Now (Kohaku's target state): When you open any wallet that supports Kohaku (MetaMask, Rainbow, Trust Wallet…), it defaults to privacy mode; you can manage both public and private assets using the same mnemonic, multi-signature as usual, dApp automatically isolates addresses, and if necessary, you can generate compliance module proofs with one click. The entire process is verified locally, with nodes only knowing you are connected but not knowing what you are doing, viewing, or transferring.
A more intuitive experience difference is: you no longer need to "switch identities." For example, when you first connect to a dApp, the wallet will automatically generate a separate address for it, avoiding behavior linkage; when you need to send a transfer, the wallet will default to using the stealth address path and prompt whether to include a privacy proof if necessary—you don’t even need to know which protocol is being used behind the scenes, nor do you need to switch to another "privacy wallet" to handle it. In the future, if certain DeFi protocols are compatible with Kohaku, this "seamless privacy" will extend from the entry point to some interaction processes.

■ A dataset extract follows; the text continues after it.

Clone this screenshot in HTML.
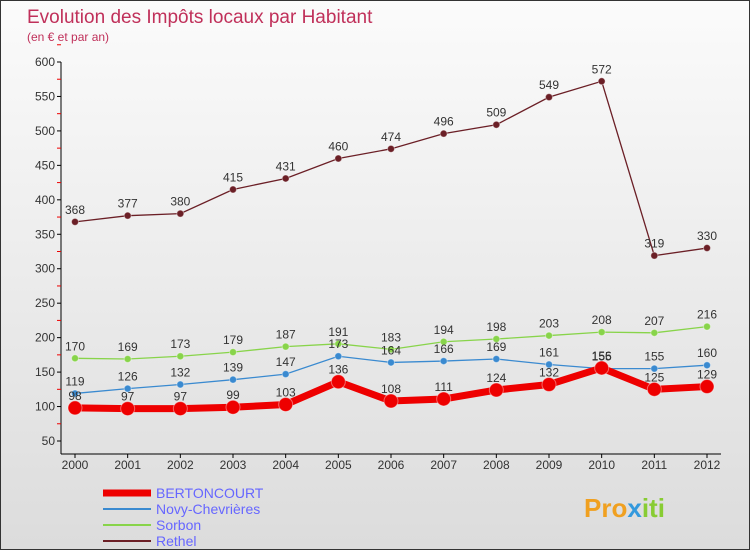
<!DOCTYPE html>
<html><head><meta charset="utf-8"><style>
body{margin:0;}
#c{width:750px;height:550px;position:relative;box-sizing:border-box;border:1px solid #333;background:linear-gradient(#fbfbfb,#dcdcdc);font-family:"Liberation Sans",sans-serif;overflow:hidden}
svg{position:absolute;left:0;top:0}
</style></head><body>
<div id="c">
<svg id="s" width="750" height="550">
<text x="26" y="22" font-size="19" fill="#c0305a">Evolution des Impôts locaux par Habitant</text>
<text x="26" y="40" font-size="12" fill="#c0305a">(en € et par an)</text>
<g font-size="15"><text x="583" y="516" font-size="26" font-weight="bold" fill="#f0a020">Pro<tspan fill="#3399dd">x</tspan><tspan fill="#88cc33">iti</tspan></text></g>
</svg>
</div>
<script>
const years=[2000,2001,2002,2003,2004,2005,2006,2007,2008,2009,2010,2011,2012];
const yTicks=[50,100,150,200,250,300,350,400,450,500,550,600];
const bertoncourt=[98,97,97,99,103,136,108,111,124,132,156,125,129];
const novy=[119,126,132,139,147,173,164,166,169,161,155,155,160];
const sorbon=[170,169,173,179,187,191,183,194,198,203,208,207,216];
const rethel=[368,377,380,415,431,460,474,496,509,549,572,319,330];
const NS="http://www.w3.org/2000/svg",svg=document.getElementById('s');
const xS=i=>74+i*(706-74)/(years.length-1);
const yS=v=>440-(v-50)*(440-61)/550;
function mk(t,a,p){const e=document.createElementNS(NS,t);for(const k in a)e.setAttribute(k,a[k]);(p||svg).appendChild(e);return e;}
const ax=mk('g',{});


mk('line',{x1:60,y1:61,x2:60,y2:453,stroke:'#000'},ax);
mk('line',{x1:60,y1:453,x2:720,y2:453,stroke:'#000'},ax);
yTicks.forEach(v=>{
 const y=yS(v);
 mk('line',{x1:56,x2:60,y1:y,y2:y,stroke:'#000'},ax);
 mk('line',{x1:56,x2:60,y1:yS(v+25),y2:yS(v+25),stroke:'#e00'},ax);
 const t=mk('text',{x:54,y:y+4,'text-anchor':'end','font-size':12,fill:'#333'},ax);t.textContent=v;
 
 
});
years.forEach((yr,i)=>{
 const x=xS(i);
 mk('line',{x1:x,x2:x,y1:453,y2:457,stroke:'#000'},ax);
 const t=mk('text',{x:x,y:468,'text-anchor':'middle','font-size':12,fill:'#333'},ax);t.textContent=yr;
 
 
});
const series=[
 {n:'rethel',d:rethel,c:'#6b1f26',w:1.3,r:3.5,lab:'Rethel'},
 {n:'sorbon',d:sorbon,c:'#88d44a',w:1.3,r:3.5,lab:'Sorbon'},
 {n:'novy',d:novy,c:'#3a8ad0',w:1.3,r:3.5,lab:'Novy-Chevrières'},
 {n:'bertoncourt',d:bertoncourt,c:'#ee0000',w:7,r:7,lab:'BERTONCOURT'}];
series.forEach(s=>{
 const g=mk('g',{});
 
 
 mk('polyline',{points:s.d.map((v,i)=>xS(i)+','+yS(v)).join(' '),fill:'none',stroke:s.c,'stroke-width':s.w},g);
 s.d.forEach((v,i)=>{
  const p=mk('circle',{cx:xS(i),cy:yS(v),r:s.r,fill:s.c,stroke:'#fff','stroke-opacity':0.4},g);
  
  
  const t=mk('text',{x:xS(i),y:yS(v)-8,'text-anchor':'middle','font-size':12,fill:'#333'},g);t.textContent=v;
  
  
 });
});
[series[3],series[2],series[1],series[0]].forEach((s,i)=>{
 const y=492+i*16;
 const g=mk('g',{});
 
 
 mk('line',{x1:102,x2:150,y1:y,y2:y,stroke:s.c,'stroke-width':s.n=='bertoncourt'?7:2},g);
 const t=mk('text',{x:155,y:y+5,'font-size':14,fill:'#6666ff'},g);t.textContent=s.lab;
});
</script>
</body></html>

In other words, Kohaku aims to merge the previously separate actions of "using a wallet" and "enabling privacy" into one action. This mechanism is currently in the testing phase, with integration examples of existing wallets showcased at the conference and available for actual online experience.
Of course, the project is still in its early stages (some toolkits are still marked as "in development" on the official GitHub), but the core module Railgun is already testable, and Privacy Pools and Tornado toolkits are being improved; the reference implementation extension has already been able to run through the complete process, and all code repositories have been made public.
There are advancements, but also limitations
Essentially, Kohaku is not an upgraded version of a privacy protocol, but rather organizes the privacy capabilities scattered in Ethereum's research over the past decade into a "lower-level interface" that wallets can directly inherit, filling the long-missing entry layer. Vitalik mentioned on-site that he never expected multi-signature wallets to become so popular—what truly popularizes technology is never the cryptography itself, but whether "the entry is user-friendly enough." Kohaku replicates this path, transforming privacy from "an additional wallet" into "a default wallet."
However, its limitations are equally clear: Kohaku's privacy only covers accounts and transfers; once assets enter DeFi protocols, all operations remain fully exposed—this is determined by the EVM architecture, not a problem that wallets can solve. This is also why it can be quickly implemented: it avoids the structural challenges of the execution environment and prioritizes solving the one kilometer closest to the user.
Even so, Kohaku is still the true starting point of Ethereum's privacy system. It will not make Ethereum "invisible" overnight, but it is the first time that privacy has the potential to scale into mainstream wallets; it cannot solve the transparency of DeFi execution, but it finally makes the entry layer no longer a shortcoming after ten years. Whether privacy can penetrate into the contract execution layer is a question for the next generation of Ethereum and the next generation of execution environments, and is no longer a matter concerning wallets.